* BEGIN *

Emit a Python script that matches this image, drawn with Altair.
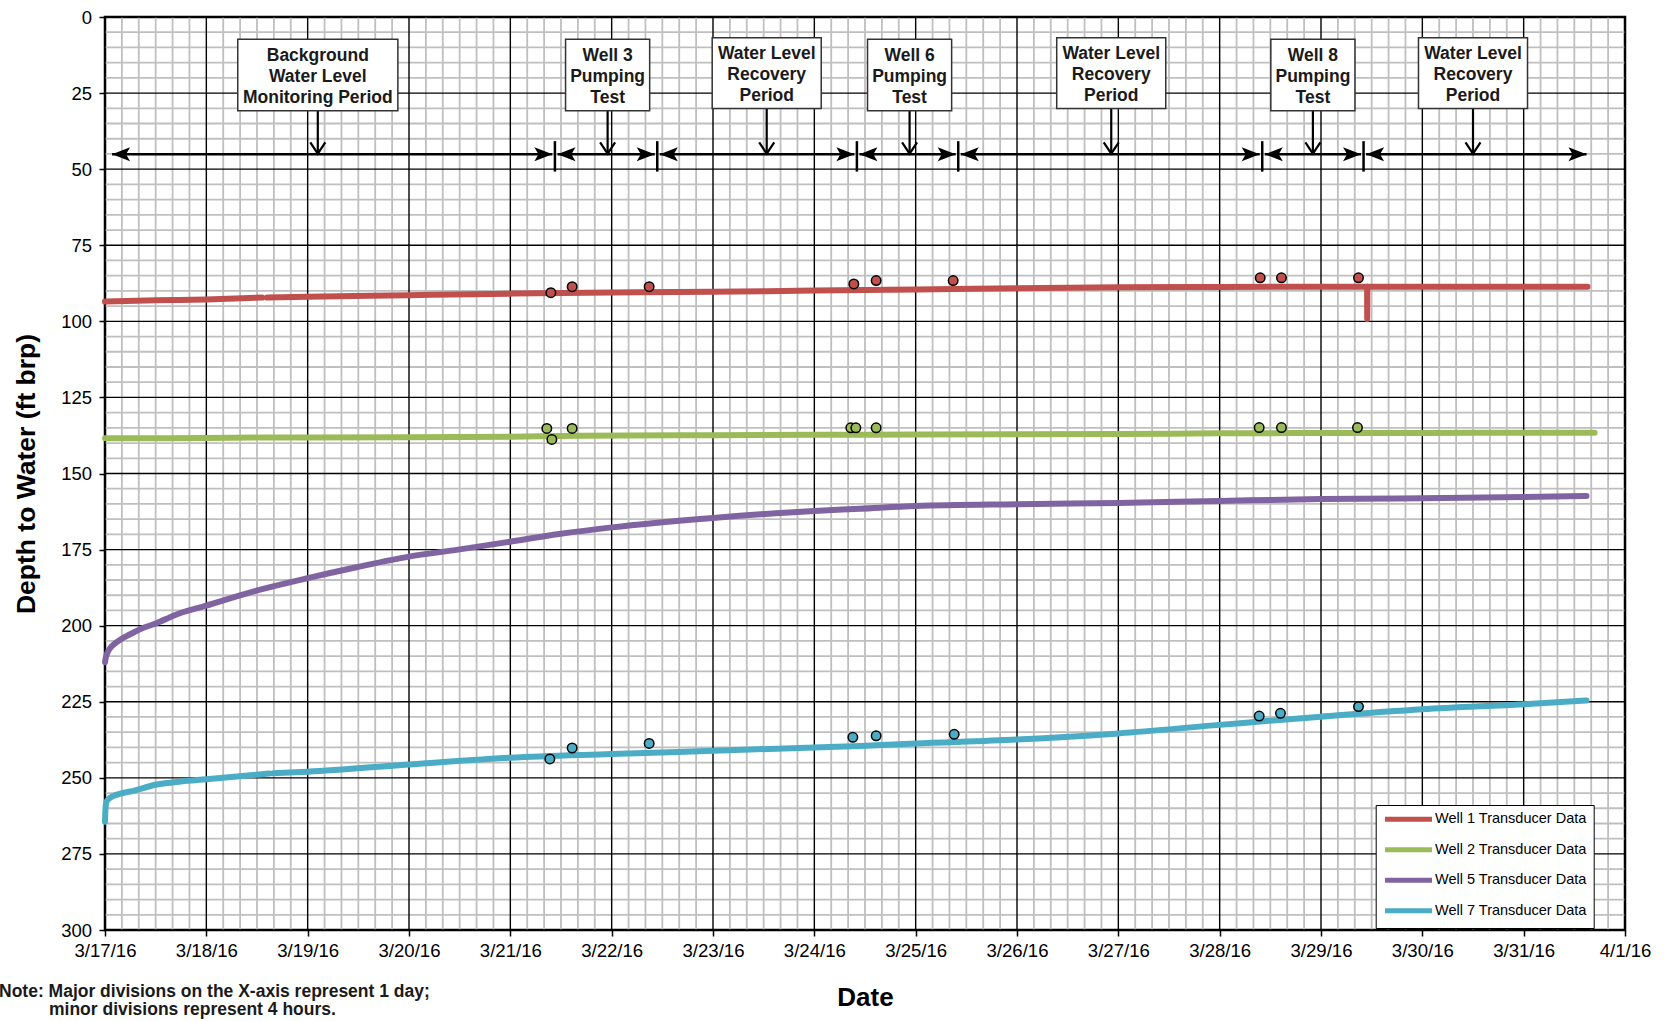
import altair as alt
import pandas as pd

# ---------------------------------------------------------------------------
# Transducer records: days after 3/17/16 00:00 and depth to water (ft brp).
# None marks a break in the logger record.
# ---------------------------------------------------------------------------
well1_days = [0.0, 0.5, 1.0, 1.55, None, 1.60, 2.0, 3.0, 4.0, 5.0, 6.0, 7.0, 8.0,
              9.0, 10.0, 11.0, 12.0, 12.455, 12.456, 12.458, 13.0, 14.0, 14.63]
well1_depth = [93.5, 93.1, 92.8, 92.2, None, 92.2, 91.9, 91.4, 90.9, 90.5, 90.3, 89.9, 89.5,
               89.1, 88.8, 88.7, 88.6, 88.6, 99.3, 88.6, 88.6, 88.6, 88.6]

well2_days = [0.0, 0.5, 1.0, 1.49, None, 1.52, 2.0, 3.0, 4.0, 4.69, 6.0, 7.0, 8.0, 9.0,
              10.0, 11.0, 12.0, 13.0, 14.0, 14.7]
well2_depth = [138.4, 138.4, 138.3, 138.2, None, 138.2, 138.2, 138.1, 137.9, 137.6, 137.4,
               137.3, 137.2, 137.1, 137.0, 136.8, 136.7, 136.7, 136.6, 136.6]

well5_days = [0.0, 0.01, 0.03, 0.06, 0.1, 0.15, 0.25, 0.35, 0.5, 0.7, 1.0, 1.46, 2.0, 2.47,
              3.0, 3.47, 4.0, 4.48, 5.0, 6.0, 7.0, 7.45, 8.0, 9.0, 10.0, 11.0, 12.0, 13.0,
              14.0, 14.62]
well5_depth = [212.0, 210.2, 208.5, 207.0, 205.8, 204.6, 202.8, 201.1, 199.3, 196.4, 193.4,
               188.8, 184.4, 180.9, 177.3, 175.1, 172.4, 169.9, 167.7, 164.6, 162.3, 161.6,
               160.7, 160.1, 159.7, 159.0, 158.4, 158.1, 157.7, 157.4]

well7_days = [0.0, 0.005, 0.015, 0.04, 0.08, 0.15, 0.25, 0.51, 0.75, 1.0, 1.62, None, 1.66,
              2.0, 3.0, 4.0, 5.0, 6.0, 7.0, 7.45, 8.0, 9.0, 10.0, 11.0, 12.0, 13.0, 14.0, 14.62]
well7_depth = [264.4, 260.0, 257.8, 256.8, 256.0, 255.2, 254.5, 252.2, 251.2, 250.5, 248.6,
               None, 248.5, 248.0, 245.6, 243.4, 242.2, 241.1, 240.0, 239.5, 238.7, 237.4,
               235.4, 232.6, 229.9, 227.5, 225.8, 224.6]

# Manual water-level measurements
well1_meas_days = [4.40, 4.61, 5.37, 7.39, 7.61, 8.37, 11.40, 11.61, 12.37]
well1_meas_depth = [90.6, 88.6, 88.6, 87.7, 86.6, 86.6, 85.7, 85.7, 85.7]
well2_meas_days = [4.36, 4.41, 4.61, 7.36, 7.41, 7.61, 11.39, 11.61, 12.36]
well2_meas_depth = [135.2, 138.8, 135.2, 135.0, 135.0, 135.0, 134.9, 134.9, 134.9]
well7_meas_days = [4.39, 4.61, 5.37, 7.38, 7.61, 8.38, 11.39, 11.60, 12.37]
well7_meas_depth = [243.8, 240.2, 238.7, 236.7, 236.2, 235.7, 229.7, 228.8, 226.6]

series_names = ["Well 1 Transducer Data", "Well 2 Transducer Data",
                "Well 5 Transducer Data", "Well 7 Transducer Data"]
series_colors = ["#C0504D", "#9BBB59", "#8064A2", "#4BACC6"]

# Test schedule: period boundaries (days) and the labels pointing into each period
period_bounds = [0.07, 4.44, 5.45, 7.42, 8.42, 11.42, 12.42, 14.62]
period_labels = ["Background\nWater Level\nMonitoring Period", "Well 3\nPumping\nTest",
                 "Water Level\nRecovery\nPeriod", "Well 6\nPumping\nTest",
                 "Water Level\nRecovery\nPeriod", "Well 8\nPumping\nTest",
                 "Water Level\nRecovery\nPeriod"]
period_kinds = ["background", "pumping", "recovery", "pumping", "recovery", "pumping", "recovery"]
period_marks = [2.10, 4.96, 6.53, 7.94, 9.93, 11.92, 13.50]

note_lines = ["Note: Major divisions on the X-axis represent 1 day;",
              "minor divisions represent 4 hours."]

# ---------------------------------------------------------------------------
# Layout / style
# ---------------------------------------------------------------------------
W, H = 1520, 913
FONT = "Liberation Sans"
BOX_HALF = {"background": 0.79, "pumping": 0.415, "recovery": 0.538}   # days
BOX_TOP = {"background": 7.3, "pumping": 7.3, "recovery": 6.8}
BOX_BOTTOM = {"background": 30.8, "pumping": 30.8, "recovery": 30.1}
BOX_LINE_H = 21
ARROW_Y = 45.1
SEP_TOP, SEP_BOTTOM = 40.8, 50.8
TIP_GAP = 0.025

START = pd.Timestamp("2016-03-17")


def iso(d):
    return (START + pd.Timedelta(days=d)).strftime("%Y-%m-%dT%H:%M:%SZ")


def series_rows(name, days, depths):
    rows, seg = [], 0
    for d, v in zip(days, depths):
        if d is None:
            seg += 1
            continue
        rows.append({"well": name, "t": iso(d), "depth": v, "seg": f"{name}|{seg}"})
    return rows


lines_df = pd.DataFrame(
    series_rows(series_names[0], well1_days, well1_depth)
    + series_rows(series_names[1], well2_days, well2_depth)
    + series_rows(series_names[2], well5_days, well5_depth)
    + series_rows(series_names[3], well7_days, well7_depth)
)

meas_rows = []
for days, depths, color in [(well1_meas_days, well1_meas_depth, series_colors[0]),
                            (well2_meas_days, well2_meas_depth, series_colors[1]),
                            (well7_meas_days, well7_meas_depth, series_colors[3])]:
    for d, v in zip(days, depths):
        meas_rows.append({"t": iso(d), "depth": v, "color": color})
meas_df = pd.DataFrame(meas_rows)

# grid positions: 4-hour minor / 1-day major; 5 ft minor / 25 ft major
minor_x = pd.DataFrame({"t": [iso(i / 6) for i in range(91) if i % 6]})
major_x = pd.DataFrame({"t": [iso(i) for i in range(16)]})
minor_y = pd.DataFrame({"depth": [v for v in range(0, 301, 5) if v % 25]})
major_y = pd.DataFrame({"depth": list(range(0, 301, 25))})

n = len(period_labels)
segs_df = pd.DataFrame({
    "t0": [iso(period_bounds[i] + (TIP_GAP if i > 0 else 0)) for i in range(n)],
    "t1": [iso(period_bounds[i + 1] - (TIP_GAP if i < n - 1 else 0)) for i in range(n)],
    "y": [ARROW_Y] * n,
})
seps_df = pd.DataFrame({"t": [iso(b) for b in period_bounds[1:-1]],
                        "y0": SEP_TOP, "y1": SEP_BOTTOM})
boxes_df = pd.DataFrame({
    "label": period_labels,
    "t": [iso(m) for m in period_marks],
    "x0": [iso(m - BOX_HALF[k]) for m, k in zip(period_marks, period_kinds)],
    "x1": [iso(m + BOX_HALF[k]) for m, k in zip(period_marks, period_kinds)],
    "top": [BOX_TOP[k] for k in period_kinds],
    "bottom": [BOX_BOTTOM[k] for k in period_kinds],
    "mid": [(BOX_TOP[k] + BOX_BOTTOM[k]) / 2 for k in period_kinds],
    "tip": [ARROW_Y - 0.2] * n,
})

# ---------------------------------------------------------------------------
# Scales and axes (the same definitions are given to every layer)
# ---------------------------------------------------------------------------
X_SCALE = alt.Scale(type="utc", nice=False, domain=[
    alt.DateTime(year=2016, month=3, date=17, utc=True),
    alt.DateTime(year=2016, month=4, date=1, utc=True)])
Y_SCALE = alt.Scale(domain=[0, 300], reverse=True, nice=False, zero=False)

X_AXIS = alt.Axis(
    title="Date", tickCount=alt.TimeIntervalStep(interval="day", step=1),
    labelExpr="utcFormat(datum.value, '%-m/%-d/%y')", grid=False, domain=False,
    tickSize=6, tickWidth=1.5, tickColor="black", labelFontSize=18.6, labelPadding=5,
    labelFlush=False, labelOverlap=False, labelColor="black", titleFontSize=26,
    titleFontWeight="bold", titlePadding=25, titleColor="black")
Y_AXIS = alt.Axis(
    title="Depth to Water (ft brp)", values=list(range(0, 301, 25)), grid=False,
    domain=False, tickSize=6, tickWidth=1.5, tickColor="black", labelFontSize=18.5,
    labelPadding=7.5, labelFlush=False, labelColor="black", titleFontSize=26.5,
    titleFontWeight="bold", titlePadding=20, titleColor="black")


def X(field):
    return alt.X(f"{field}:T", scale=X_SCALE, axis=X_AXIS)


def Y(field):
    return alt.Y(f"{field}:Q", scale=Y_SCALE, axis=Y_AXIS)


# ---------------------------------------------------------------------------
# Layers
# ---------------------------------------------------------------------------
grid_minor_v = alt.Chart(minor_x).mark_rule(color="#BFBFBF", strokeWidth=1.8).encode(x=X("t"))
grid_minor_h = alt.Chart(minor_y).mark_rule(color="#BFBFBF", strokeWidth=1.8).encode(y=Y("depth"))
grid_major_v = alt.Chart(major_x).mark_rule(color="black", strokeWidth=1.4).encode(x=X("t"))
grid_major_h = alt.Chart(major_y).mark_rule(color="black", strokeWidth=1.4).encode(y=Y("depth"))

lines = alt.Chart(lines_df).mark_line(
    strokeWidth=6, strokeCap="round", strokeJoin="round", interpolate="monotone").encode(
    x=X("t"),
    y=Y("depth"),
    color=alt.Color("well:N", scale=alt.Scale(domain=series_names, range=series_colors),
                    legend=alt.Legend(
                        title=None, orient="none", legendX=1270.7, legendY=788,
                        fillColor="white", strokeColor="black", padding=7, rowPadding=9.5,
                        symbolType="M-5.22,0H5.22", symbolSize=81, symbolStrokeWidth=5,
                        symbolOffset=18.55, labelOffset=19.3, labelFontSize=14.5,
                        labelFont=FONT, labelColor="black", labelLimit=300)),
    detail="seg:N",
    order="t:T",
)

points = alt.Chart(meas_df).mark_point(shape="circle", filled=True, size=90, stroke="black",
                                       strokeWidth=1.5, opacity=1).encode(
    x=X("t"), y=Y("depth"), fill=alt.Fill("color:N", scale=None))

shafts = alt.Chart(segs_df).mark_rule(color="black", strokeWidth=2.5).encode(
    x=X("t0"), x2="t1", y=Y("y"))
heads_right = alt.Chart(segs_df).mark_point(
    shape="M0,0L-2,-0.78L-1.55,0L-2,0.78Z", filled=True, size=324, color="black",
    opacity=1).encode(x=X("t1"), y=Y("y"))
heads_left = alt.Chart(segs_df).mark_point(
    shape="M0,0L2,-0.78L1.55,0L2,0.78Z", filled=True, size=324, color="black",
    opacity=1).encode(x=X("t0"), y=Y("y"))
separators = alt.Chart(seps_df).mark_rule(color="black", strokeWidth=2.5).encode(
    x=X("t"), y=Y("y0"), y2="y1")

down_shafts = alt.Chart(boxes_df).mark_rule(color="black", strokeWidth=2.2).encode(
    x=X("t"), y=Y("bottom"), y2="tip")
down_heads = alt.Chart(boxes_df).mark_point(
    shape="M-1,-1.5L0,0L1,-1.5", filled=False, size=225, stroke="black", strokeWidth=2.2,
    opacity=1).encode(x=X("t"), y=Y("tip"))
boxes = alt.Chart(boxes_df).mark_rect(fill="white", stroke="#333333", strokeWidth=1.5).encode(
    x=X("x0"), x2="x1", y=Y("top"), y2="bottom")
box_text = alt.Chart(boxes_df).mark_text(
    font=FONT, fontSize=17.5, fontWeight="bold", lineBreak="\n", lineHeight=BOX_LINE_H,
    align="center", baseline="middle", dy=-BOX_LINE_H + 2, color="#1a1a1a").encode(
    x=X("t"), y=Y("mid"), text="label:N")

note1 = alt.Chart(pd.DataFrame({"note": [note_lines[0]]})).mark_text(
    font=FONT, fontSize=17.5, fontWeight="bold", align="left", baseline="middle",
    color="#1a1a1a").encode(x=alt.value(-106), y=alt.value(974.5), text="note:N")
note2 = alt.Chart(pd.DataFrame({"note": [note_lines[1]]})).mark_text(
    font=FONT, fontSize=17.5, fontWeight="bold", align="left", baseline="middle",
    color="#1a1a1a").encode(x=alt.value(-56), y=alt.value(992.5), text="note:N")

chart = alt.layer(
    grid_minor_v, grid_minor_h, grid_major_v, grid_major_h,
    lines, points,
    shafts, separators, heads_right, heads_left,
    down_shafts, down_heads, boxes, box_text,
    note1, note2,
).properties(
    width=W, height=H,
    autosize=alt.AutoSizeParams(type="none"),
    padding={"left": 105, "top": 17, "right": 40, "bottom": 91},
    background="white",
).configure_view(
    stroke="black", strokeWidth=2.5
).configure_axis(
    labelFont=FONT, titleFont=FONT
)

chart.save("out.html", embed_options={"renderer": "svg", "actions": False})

* END *

**EXERCISE REQUIREMENTS**.
Exactly as they appear, print the lines of the listing above from its first line through the line that contains "import pandas as pd", minus the pictures.

**EXERCISE RESPONSE**.
Emit a Python script that matches this image, drawn with Altair.
import altair as alt
import pandas as pd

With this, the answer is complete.